◆ **DO THIS**: Reproduce the material below line by line, beginning with its first line and ending with the line that contains "plt.rcParams['font.family'] = ['Liberation"; leave out pictures.

# start of DATA PROVIDED

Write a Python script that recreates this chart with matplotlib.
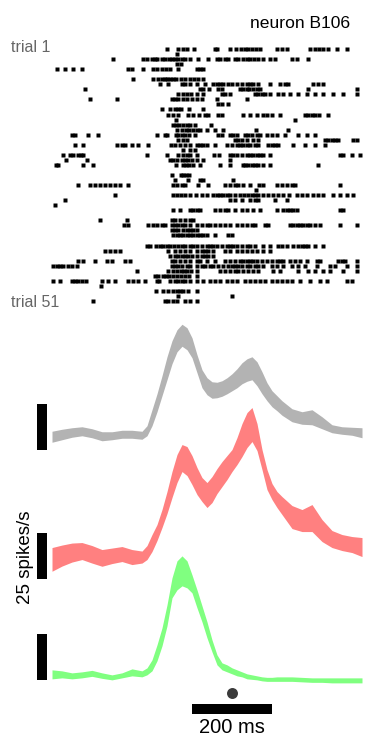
import numpy as np
import matplotlib
matplotlib.use("Agg")
import matplotlib.pyplot as plt

plt.rcParams['font.family'] = ['Liberation Sans', 'DejaVu Sans']

# ---------------------------------------------------------------- data
# spike times (ms, relative to event) for each of the 51 trials
spike_times = [
    [-163, -134, -123, -113, -95, -42, -37, -5, 10, 22, 32, 41, 49, 60, 70, 112, 124, 137, 195, 207, 218, 228, 241, 262, 287],
    [-138],
    [-297, -222, -213, -201, -192, -187, -176, -167, -157, -151, -142, -134, -126, -117, -105, -84, -59, -38, -30, -17, -9, 7, 16, 28, 37, 45, 55, 66, 78, 95, 107, 149, 162, 191],
    [-138, -128],
    [-438, -418, -397, -376, -259, -251, -222, -197, -187, -176, -165, -155, -134, -88, -80, -72],
    [],
    [-247, -197, -184, -176, -167, -162, -155, -148, -140, -128, -117, -105, -95, -84, -73],
    [-180, -159, -126, -117, -105, -88, -67, -47, -38, -30, -22, -9, -1, 12, 24, 37, 45, 53, 66, 95, 120, 132, 141, 203, 216, 228],
    [-367, -80, -72, -57, -34, -26, 20, 27, 37, 43, 52, 62, 70, 191, 312],
    [-134, -123, -113, -103, -88, -72, -26, -17, -5, 57, 66, 74, 82, 95, 116, 128, 145, 166, 187, 208, 228, 253, 278, 312],
    [-355, -288, -151, -142, -134, -123, -113, -101, -88, -76, -38, 37],
    [-34, -26, -9],
    [-176, -155, -142, -134, -128, -107, -72],
    [-159, -148, -134, -109, -97, -82, -68, -59, -34, -26, 28, 45, 62, 78, 87, 99, 120, 182, 191, 199, 207, 218, 241],
    [-140, 157],
    [-148, -140, -132, -123, -113, -105, -92, -52],
    [-138, -126, -115, -107, -98, -88, -80, -63, -42, -22, 60, 141],
    [-401, -392, -359, -334, -187, -167, -162, -140, -134, -126, -117, -107, -92, -34, -26, -5, 3, 12, 32, 41, 49, 62, 70, 87, 99, 112, 132, 166, 187, 208],
    [-134, -123, -113, 7, 16, 24, 37, 52, 66, 232, 241, 249, 257, 266, 303, 312],
    [-392, -372, -288, -276, -267, -251, -234, -209, -153, -142, -130, -117, -105, -88, -80, -72, -63, -42, -13, -1, 12, 20, 28, 37, 45, 57, 66, 91, 99, 107, 116, 153, 182, 208, 232],
    [-122, -105, -92],
    [-423, -405, -398, -384, -378, -372, -212, -163, -134, -123, -113, -105, -88, -45, -32, -5, 3, 12, 24, 37, 45, 53, 62, 70, 78, 95, 270, 278, 299, 320],
    [-415, -363, -155, -147, -138, -126, -117, -109, -101, -88, -72, -5],
    [-440, -434, -372, -347, -140, -123, -115, -107, -97, -80, -30, -5, 27, 32, 41, 49, 57, 66, 78, 95, 216],
    [],
    [-151, -128, -122, -115, -107],
    [-142, -109, -80, -73, 3],
    [-384, -355, -342, -330, -317, -305, -292, -280, -259, -147, -138, -126, -117, -84, -59, -17, -5, 7, 16, 27, 45, 68, 78, 112, 124, 137, 149, 157, 270],
    [60],
    [-292, -148, -138, -128, -117, -105, -90, -76, -63, -47, -38, -30, -23, -13, -5, 7, 20, 30, 41, 49, 57, 66, 78, 91, 103, 116, 128, 143, 162, 174, 187, 203, 216, 228, 253, 270, 287, 303],
    [-418, -5, 7, 24, 45, 57, 66, 107, 137],
    [-442],
    [-147, -130, -105, -97, -88, -80, -42, -30, -17, -9, 7, 24, 37, 53, 70, 112, 128, 137, 145, 153, 162, 270, 278],
    [],
    [-330, -263, -151, -142, -130, -117, -105, -97],
    [-270, -259, -209, -197, -187, -176, -167, -151, -142, -134, -126, -117, -105, -88, -76, -63, -55, -42, -30, -17, -5, 12, 24, 37, 49, 57, 82, 91, 145, 153, 162, 170, 178, 187, 195, 208, 220, 270, 312],
    [-151, -142, -134, -123, -113, -105, -97, -88],
    [-148, -138, -130, -122, -113, -105, -97, -88, -80, -72, -63, -42, -9, -1],
    [],
    [-213, -205, -190, -180, -172, -163, -155, -145, -134, -126, -117, -105, -97, -88, -76, -63, -55, -47, -38, -26, -13, -5, 3, 12, 24, 37, 45, 57, 78, 95, 116, 124, 137, 153, 166, 174, 182, 191, 208, 228],
    [-317, -305, -292, -280, -159, -142, -130, -117, -105, -88, -76, -67, -59, -47, -17, -5, 12, 24, 37, 49, 62, 78, 95],
    [-155, -142, -134, -126, -117, -109, -101, -88, -76, -67, -59, -47],
    [-384, -372, -342, -313, -301, -268, -255, -151, -142, -130, -117, -105, -88, -80, -63, -42, -17, -5, 7, 20, 28, 37, 45, 53, 62, 74, 87, 99, 112, 120, 128, 145, 157, 170, 187, 212, 220, 266, 274, 282, 312],
    [-447, -438, -430, -422, -409, -401, -388, -151, -142, -134, -126, -113, -105, -88, -76, -67, -55, -47, -34, -22, -9, -1, 7, 16, 24, 37, 45, 57, 66, 78, 99, 112, 128, 149, 166, 182, 212, 245, 257, 287, 312],
    [-238, -159, -147, -138, -128, -120, -112, -103, -88, -30, -17, -5, 7, 16, 28, 41, 53, 66, 103, 120, 166, 191, 208, 228, 245, 278, 312],
    [-192, -184, -173, -165, -157, -147, -138, -128, -117, -107, -88],
    [-447, -430, -401, -392, -384, -376, -365, -326, -309, -292, -259, -247, -234, -218, -188, -182, -155, -142, -134, -126, -117, -105, -88, -72, -55, -42, -30, -13, -1, 12, 32, 45, 57, 70, 82, 99, 112, 124, 137, 149, 170, 195, 220, 237, 287, 299],
    [-328],
    [-190, -172, -159, -148, -138, -130, -122, -109, -88],
    [-134, -1],
    [-347, -167, -159, -147, -138, -117, -105, -88],
]

# time base of the rate estimates (ms)
t_ms = np.array([
    -450, -425, -400, -375, -350, -325, -300, -275, -250,
    -225, -212.5, -200, -187.5, -175, -162.5, -150, -137.5, -125, -112.5,
    -100, -87.5, -75, -62.5, -50, -37.5, -25, -12.5, 0, 12.5,
    25, 37.5, 50, 62.5, 75, 87.5, 100, 112.5, 125,
    150, 175, 200, 225, 250, 275, 300, 325,
])

# firing rate (spikes/s) mean and s.e.m. for the three conditions
gray_mean = [7.07, 8.29, 9.38, 10.05, 8.97, 7.34, 7.61, 8.42, 8.42,
             7.88, 10.33, 17.39, 25.54, 34.78, 44.29, 52.99, 59.24, 62.23, 60.33,
             55.43, 46.74, 38.59, 34.51, 32.47, 32.47, 33.29, 34.78, 36.68, 38.86,
             41.58, 43.34, 44.29, 41.30, 36.41, 31.52, 27.72, 25.27, 22.69,
             18.75, 17.26, 17.66, 14.67, 11.41, 10.46, 10.05, 9.24]
gray_sem = [2.99, 2.85, 2.58, 2.45, 2.45, 2.45, 2.17, 2.17, 2.17,
            2.17, 2.72, 4.35, 4.89, 5.43, 6.25, 6.25, 5.98, 5.98, 5.98,
            5.43, 4.89, 4.89, 4.62, 4.48, 4.21, 4.21, 4.35, 4.62, 5.16,
            5.71, 6.11, 6.25, 6.52, 5.98, 4.89, 4.35, 4.08, 3.94,
            3.53, 3.40, 4.08, 3.26, 2.17, 2.04, 2.17, 2.72]

red_mean = [10.41, 12.50, 14.13, 14.95, 13.18, 11.22, 12.36, 13.32, 11.68,
            11.68, 14.13, 19.29, 25.00, 32.61, 41.30, 51.09, 59.78, 65.49, 63.86,
            58.97, 52.99, 48.37, 45.38, 48.37, 52.99, 56.79, 60.33, 64.13, 69.29,
            75.27, 80.71, 83.70, 76.90, 64.67, 53.80, 47.28, 42.93, 39.67,
            33.42, 31.52, 32.88, 26.09, 21.47, 19.57, 18.48, 17.12]
red_sem = [6.44, 5.71, 5.16, 4.62, 4.76, 4.54, 4.21, 4.08, 4.08,
           3.26, 3.80, 4.62, 4.35, 4.89, 5.98, 7.07, 7.61, 7.34, 7.88,
           7.88, 7.34, 6.52, 6.79, 7.07, 6.79, 6.79, 6.52, 5.98, 7.34,
           8.97, 9.51, 9.24, 7.34, 5.43, 5.43, 4.35, 4.35, 4.89,
           6.25, 5.98, 7.34, 5.98, 4.62, 4.35, 4.35, 5.16]

green_mean = [5.43, 5.43, 4.62, 5.16, 5.98, 4.76, 3.80, 4.89, 6.52,
              5.71, 7.07, 10.33, 17.12, 25.82, 37.50, 52.45, 59.24, 61.68, 59.78,
              54.62, 46.47, 38.32, 29.62, 20.92, 13.32, 9.78, 8.70, 7.34, 6.25,
              5.43, 4.35, 3.94, 3.53, 2.99, 2.72, 2.72, 2.85, 2.85,
              2.85, 2.58, 2.31, 2.31, 2.17, 2.17, 2.17, 2.17]
green_sem = [2.45, 1.90, 1.63, 1.63, 1.63, 1.49, 1.36, 1.36, 1.90,
             1.63, 1.90, 2.99, 4.35, 4.89, 5.71, 5.43, 7.88, 8.15, 7.34,
             4.89, 4.89, 4.35, 4.35, 3.26, 2.72, 1.90, 1.90, 1.63, 1.63,
             1.36, 1.36, 1.22, 1.09, 1.09, 1.09, 1.09, 1.22, 1.22,
             1.22, 1.22, 1.22, 1.22, 1.36, 1.36, 1.36, 1.36]

band_colors = ['#b3b3b3', '#ff8080', '#80ff80']

# ---------------------------------------------------------------- figure
W, H = 368, 746
fig = plt.figure(figsize=(W / 100, H / 100), dpi=100)
XLIM = (-505, 330)

# raster
ax_r = fig.add_axes([30 / W, 1 - 303.5 / H, 334 / W, 257 / H])
for trial, spikes in enumerate(spike_times, start=1):
    ax_r.plot(spikes, np.full(len(spikes), trial), ls='none', marker='s',
              ms=2.4, mfc='black', mec='none')
ax_r.set_xlim(*XLIM)
ax_r.set_ylim(51.5, 0.5)
ax_r.axis('off')

fig.text(11 / W, 1 - 47 / H, 'trial 1', ha='left', va='center',
         fontsize=11.5, color='#666666')
fig.text(11 / W, 1 - 302 / H, 'trial 51', ha='left', va='center',
         fontsize=11.5, color='#666666')
fig.text(350 / W, 1 - 23 / H, 'neuron B106', ha='right', va='center',
         fontsize=12.6, color='black')

# PSTH bands, stacked with a common rate scale
px_per_rate = 1.84
ax = fig.add_axes([30 / W, 0, 334 / W, 436 / H])
ax.set_xlim(*XLIM)
ax.set_ylim(0, 436 / px_per_rate)
ax.axis('off')

offsets = [161, 91, 33.5]
bar_base = [0, 0, 2.5]
series = [(gray_mean, gray_sem), (red_mean, red_sem), (green_mean, green_sem)]
for (m, s), col, off, b0 in zip(series, band_colors, offsets, bar_base):
    m = np.asarray(m)
    s = np.asarray(s)
    ax.fill_between(t_ms, off + m - s, off + m + s, color=col, lw=0)
    # 25 spikes/s scale bar
    ax.plot([-475, -475], [off + b0, off + b0 + 25], color='black', lw=7.2,
            solid_capstyle='butt')

# 200 ms time bar and event marker
ax.plot([-100, 100], [20.1, 20.1], color='black', lw=7.2, solid_capstyle='butt')
ax.plot([0], [28.6], marker='o', ms=7.9, color='#3a3a3a', mec='none')
ax.text(0, 10.3, '200 ms', ha='center', va='center', fontsize=14.5)

fig.text(25 / W, 1 - 557 / H, '25 spikes/s', ha='center', va='center',
         rotation=90, fontsize=13.5)

fig.savefig('out.png', dpi=100)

# end of DATA PROVIDED

◆ **FINISHED TASK**:
Write a Python script that recreates this chart with matplotlib.
import numpy as np
import matplotlib
matplotlib.use("Agg")
import matplotlib.pyplot as plt

plt.rcParams['font.family'] = ['Liberation Sans', 'DejaVu Sans']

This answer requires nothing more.